Leo Samuels Vosburgh holds a BA in Media and Information and a minor in Documentary Production (Michigan State University). Always willing to explore, he loves to use his technical knowledge with the camera to bring different realities to new audiences. Leo has a keen interest in elevating narratives of the past and present that positively inform the choices we make as individuals in the future. He puts this into practice daily as a Museum Development Associate at the Holocaust Memorial Center in Farmington Hills, Michigan, USA. Leo cherishes building strong relationships. He believes that getting to know someone is a humanizing step we all have the power to take.

How do I tell this story without telling it? Reflections on Pause, Refusal, and Visual Storytelling

Aarushie Sharma
York University

Nishtha Sharma

This paper emerges out of a multimodal life-story project that revolves around my mother’s experiences and memories. It zooms into an episode in the making of this project when the author’s mother objected to a segment that was earlier imagined as being central to the film – her experience of growing up in a different religious sect before her marriage. Arguing that these details are only shared with those who understand the belief, she refused to share details of the sect on the film. Thinking along this episode that interrupted the project, the author engages with the methodological potential of pause and refusal, and examine the import of refusal for working with visual methods in particular.
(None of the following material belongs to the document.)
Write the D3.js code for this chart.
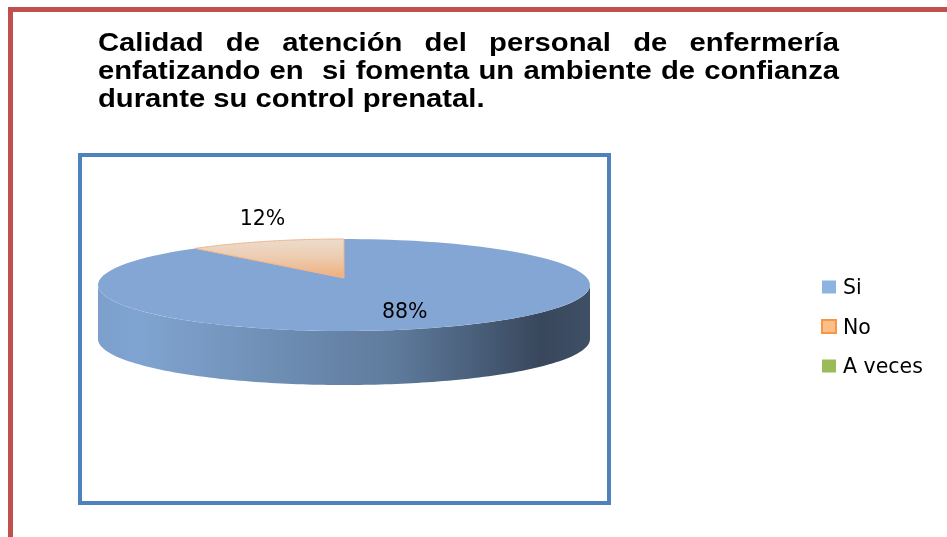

Aarushie Sharma is a PhD candidate in Social Anthropology at York University. She earlier worked as Assistant Professor in the Department of Sociology at Hindu College, University of Delhi. Her doctoral research focuses on the study of toilet politics and the infrastructure of sewage. Her other areas of interest include ethnographic film and multimodal ethnography.

Nishtha Sharma completed her undergraduate and postgraduate studies from Mathura, Uttar Pradesh, India, and moved to Delhi in 1988. She has a Sangeet Prabhakar (a degree in the field of music) in Tabla (a percussion instrument in Hindustani classical music). Though she doesn’t play the tabla as frequently now, she tries to attend musical recitals regularly and enjoys listening to music.

Alien Home

Sophie Huang
University of Pennsylvania

ALIEN HOME is an experimental film that follows the filmmaker’s family as they drive through the American Southwest in the summer of 2021. After a year of isolation, strife, and mourning, what does it mean to belong in this country? To be at home? To be together? In fact, the best way to watch this film is together—find a friend and put two screens side-by-side for the complete viewing experience. A single-screen version is also available.

If you would like to join in making this alien home feel less “alien” and more “home,” in life and on screen, please consider supporting the following organizations:
Asian American Legal Defense & Education Fund: aaldef.org
Coalition for Asian Pacifics in Entertainment: capeusa.org
Gold House: goldhouse.org

Sophie Huang is a sophomore at the University of Pennsylvania pursuing a dual degree in Cinema & Media Studies from the College of Arts & Sciences and Economics from the Wharton School. She is from Overland Park, KS. She hopes you enjoy her work.

Sanctuary Stories

Ariel Goodman

with Rosa Sabido, Laurel Smith, Juan Carlos Marin & Joel Dyer

The Sanctuary Stories Project is a multimedia storytelling collaboration led by Colorado’s immigrant sanctuary leaders. ​Created out of a desire to tell their stories in their own voices,​ the project offers a moving portrait of four women’s emotional and physical journeys from their home countries to the churches in which they currently are seeking refuge from unjust deportation orders. ​Through projections, audio narratives, original music compositions, and striking photography​ the women speak to their spiritual growth, their activism, and their perspectives on the system that now confines them.

Ariel Goodman is an award winning multimedia artist and investigative journalist based in Philadelphia. Most recently she worked as a Tow Fellow at The Marshall Project to create collaborative accountability journalism with communities impacted by the criminal justice system. Previously she managed youth media programs in Philly public schools. Ariel’s journalism has appeared in outlets such as ProPublica, The Associated Press, El Pais, Univision, and DocumentedNY. She has her masters degree in Documentary and Spanish language journalism from the Craig Newmark School of Journalism at CUNY. Ariel creates and teaches media as a tool for community members to understand themselves and each other, and a basis for collectively imagining, creating, and fighting for the world they want to live in.